Saturday, 7 July 2018

HER MAJESTY

This film is a sweet comedy from New Zealand set in the 1950's and surrounds the events leading up to the visit of the (newly crowned) QEII to a small town there. It's a charming and delightful period piece and family film, set in lovely countryside which is beautifully filmed and depicted. It has the feel of a Disney fantasy about it.

The central character in the story is a dreamy 13 year-old Elizabeth, played terrifically by Sally Andrews, who desperately wants to meet the Queen when she arrives. She tries really hard to juggle those around her and to manipulate events in order to achieve her aim. What makes it complicated is those standing in her way, introducing all sorts of problems to make her quest less likely to achieve her desired outcome.

She befriends a Maori woman who lives alone in the town and whom everyone, in their aloof, prejudiced, frightened, racist and stuck-up way looks down on and tries to discourage. But she perseveres and discovers a rich history that the old woman has been a part of in the town, long before any of them were around. When her family and people were not downtrodden by the incomers. Proceedings are further complicated by an abusive older brother, one-upmanship amongst local dignitaries, dishonesty, politics, jealousy, relationships, crushes and love!

It's a shame that most of the actors around Andrews are really not up to the mark. The children seem to be doing the best job of it and for that, it seems a little like a BBC Children's production with the adult cast picked from those who were approaching it with little effort, considering it to be a 'filler' job.
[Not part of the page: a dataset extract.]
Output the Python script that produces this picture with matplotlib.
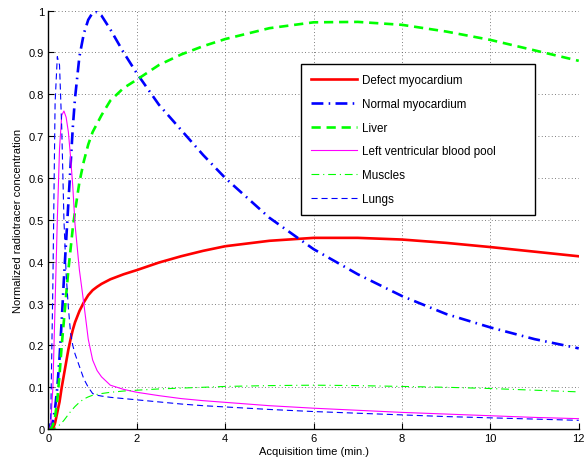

It feels a bit like Little House on the Prairie sometimes in terms of target audience and the emphasis on the undertone of good, honest values winning the day. But for all that, it's touching, heartwarming, funny and perfect for a quiet Sunday afternoon's viewing.

The style of shooting, costumes, vehicles, houses and sets rely heavily on the bright, saturated, comic-like primary colours the style of Pushing Up Daisies, American Beauty or Edward Scissorhands. It's shot with interesting angles and wonderfully thought out juxtaposition of elements throughout. It's a delight to watch if for nothing else, the style, and if you get the chance, I'd recommend you doing so.